#### [Task description]
Pictures stay out of the copy; restate everything else in the material exactly.
***** Raw data *****
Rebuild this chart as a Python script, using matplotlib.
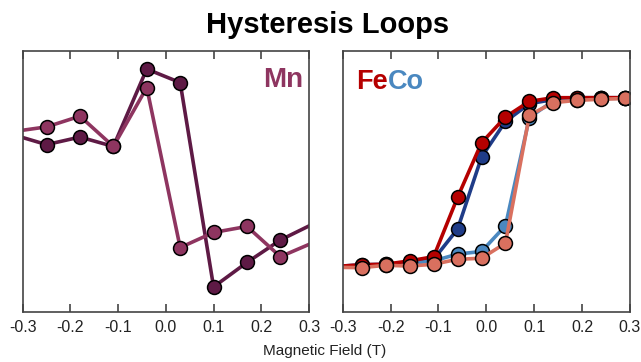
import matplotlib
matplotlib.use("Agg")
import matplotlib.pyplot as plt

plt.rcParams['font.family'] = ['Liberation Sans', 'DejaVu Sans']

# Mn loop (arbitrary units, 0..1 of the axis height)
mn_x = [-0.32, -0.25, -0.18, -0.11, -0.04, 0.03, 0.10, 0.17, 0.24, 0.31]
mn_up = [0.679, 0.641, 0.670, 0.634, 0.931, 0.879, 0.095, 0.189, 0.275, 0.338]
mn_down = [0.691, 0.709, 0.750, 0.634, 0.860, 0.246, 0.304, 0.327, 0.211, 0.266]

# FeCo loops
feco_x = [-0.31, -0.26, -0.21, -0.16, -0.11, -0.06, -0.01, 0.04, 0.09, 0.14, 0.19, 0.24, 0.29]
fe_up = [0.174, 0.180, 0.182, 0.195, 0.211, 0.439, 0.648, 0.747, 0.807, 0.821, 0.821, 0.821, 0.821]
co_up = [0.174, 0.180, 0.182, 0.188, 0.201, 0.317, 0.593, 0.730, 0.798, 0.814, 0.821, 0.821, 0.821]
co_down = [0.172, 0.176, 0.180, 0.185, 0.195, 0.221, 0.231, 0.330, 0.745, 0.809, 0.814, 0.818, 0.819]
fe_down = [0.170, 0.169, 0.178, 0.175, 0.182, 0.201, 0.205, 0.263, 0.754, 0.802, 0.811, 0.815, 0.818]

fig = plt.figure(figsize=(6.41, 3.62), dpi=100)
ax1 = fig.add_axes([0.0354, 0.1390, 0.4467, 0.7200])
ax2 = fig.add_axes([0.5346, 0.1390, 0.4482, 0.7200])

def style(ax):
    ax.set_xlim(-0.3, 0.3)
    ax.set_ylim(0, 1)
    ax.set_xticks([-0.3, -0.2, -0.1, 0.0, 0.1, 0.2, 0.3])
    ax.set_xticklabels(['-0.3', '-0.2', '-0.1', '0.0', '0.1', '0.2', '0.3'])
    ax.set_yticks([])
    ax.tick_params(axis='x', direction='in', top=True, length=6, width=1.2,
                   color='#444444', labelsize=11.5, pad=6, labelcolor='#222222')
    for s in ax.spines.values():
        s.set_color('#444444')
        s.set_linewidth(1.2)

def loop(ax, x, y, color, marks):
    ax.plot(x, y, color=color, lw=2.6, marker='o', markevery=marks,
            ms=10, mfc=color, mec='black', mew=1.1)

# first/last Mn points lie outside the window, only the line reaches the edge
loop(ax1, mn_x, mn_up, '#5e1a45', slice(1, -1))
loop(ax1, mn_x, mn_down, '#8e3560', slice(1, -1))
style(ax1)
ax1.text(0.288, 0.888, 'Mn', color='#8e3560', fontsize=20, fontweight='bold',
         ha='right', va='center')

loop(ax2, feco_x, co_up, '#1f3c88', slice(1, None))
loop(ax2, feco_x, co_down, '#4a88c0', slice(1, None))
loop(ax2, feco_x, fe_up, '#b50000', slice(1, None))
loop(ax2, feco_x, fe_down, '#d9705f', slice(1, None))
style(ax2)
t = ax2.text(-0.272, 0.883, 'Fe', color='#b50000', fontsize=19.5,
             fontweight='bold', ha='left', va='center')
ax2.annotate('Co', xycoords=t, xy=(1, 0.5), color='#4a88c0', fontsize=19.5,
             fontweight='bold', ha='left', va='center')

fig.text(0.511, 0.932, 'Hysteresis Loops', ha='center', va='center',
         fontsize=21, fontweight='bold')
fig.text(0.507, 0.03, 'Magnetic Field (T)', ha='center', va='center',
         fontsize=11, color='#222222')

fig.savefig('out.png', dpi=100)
*****
#### [Written response]
Rebuild this chart as a Python script, using matplotlib.
import matplotlib
matplotlib.use("Agg")
import matplotlib.pyplot as plt

plt.rcParams['font.family'] = ['Liberation Sans', 'DejaVu Sans']

# Mn loop (arbitrary units, 0..1 of the axis height)
mn_x = [-0.32, -0.25, -0.18, -0.11, -0.04, 0.03, 0.10, 0.17, 0.24, 0.31]
mn_up = [0.679, 0.641, 0.670, 0.634, 0.931, 0.879, 0.095, 0.189, 0.275, 0.338]
mn_down = [0.691, 0.709, 0.750, 0.634, 0.860, 0.246, 0.304, 0.327, 0.211, 0.266]

# FeCo loops
feco_x = [-0.31, -0.26, -0.21, -0.16, -0.11, -0.06, -0.01, 0.04, 0.09, 0.14, 0.19, 0.24, 0.29]
fe_up = [0.174, 0.180, 0.182, 0.195, 0.211, 0.439, 0.648, 0.747, 0.807, 0.821, 0.821, 0.821, 0.821]
co_up = [0.174, 0.180, 0.182, 0.188, 0.201, 0.317, 0.593, 0.730, 0.798, 0.814, 0.821, 0.821, 0.821]
co_down = [0.172, 0.176, 0.180, 0.185, 0.195, 0.221, 0.231, 0.330, 0.745, 0.809, 0.814, 0.818, 0.819]
fe_down = [0.170, 0.169, 0.178, 0.175, 0.182, 0.201, 0.205, 0.263, 0.754, 0.802, 0.811, 0.815, 0.818]

fig = plt.figure(figsize=(6.41, 3.62), dpi=100)
ax1 = fig.add_axes([0.0354, 0.1390, 0.4467, 0.7200])
ax2 = fig.add_axes([0.5346, 0.1390, 0.4482, 0.7200])

def style(ax):
    ax.set_xlim(-0.3, 0.3)
    ax.set_ylim(0, 1)
    ax.set_xticks([-0.3, -0.2, -0.1, 0.0, 0.1, 0.2, 0.3])
    ax.set_xticklabels(['-0.3', '-0.2', '-0.1', '0.0', '0.1', '0.2', '0.3'])
    ax.set_yticks([])
    ax.tick_params(axis='x', direction='in', top=True, length=6, width=1.2,
                   color='#444444', labelsize=11.5, pad=6, labelcolor='#222222')
    for s in ax.spines.values():
        s.set_color('#444444')
        s.set_linewidth(1.2)

def loop(ax, x, y, color, marks):
    ax.plot(x, y, color=color, lw=2.6, marker='o', markevery=marks,
            ms=10, mfc=color, mec='black', mew=1.1)

# first/last Mn points lie outside the window, only the line reaches the edge
loop(ax1, mn_x, mn_up, '#5e1a45', slice(1, -1))
loop(ax1, mn_x, mn_down, '#8e3560', slice(1, -1))
style(ax1)
ax1.text(0.288, 0.888, 'Mn', color='#8e3560', fontsize=20, fontweight='bold',
         ha='right', va='center')

loop(ax2, feco_x, co_up, '#1f3c88', slice(1, None))
loop(ax2, feco_x, co_down, '#4a88c0', slice(1, None))
loop(ax2, feco_x, fe_up, '#b50000', slice(1, None))
loop(ax2, feco_x, fe_down, '#d9705f', slice(1, None))
style(ax2)
t = ax2.text(-0.272, 0.883, 'Fe', color='#b50000', fontsize=19.5,
             fontweight='bold', ha='left', va='center')
ax2.annotate('Co', xycoords=t, xy=(1, 0.5), color='#4a88c0', fontsize=19.5,
             fontweight='bold', ha='left', va='center')

fig.text(0.511, 0.932, 'Hysteresis Loops', ha='center', va='center',
         fontsize=21, fontweight='bold')
fig.text(0.507, 0.03, 'Magnetic Field (T)', ha='center', va='center',
         fontsize=11, color='#222222')

fig.savefig('out.png', dpi=100)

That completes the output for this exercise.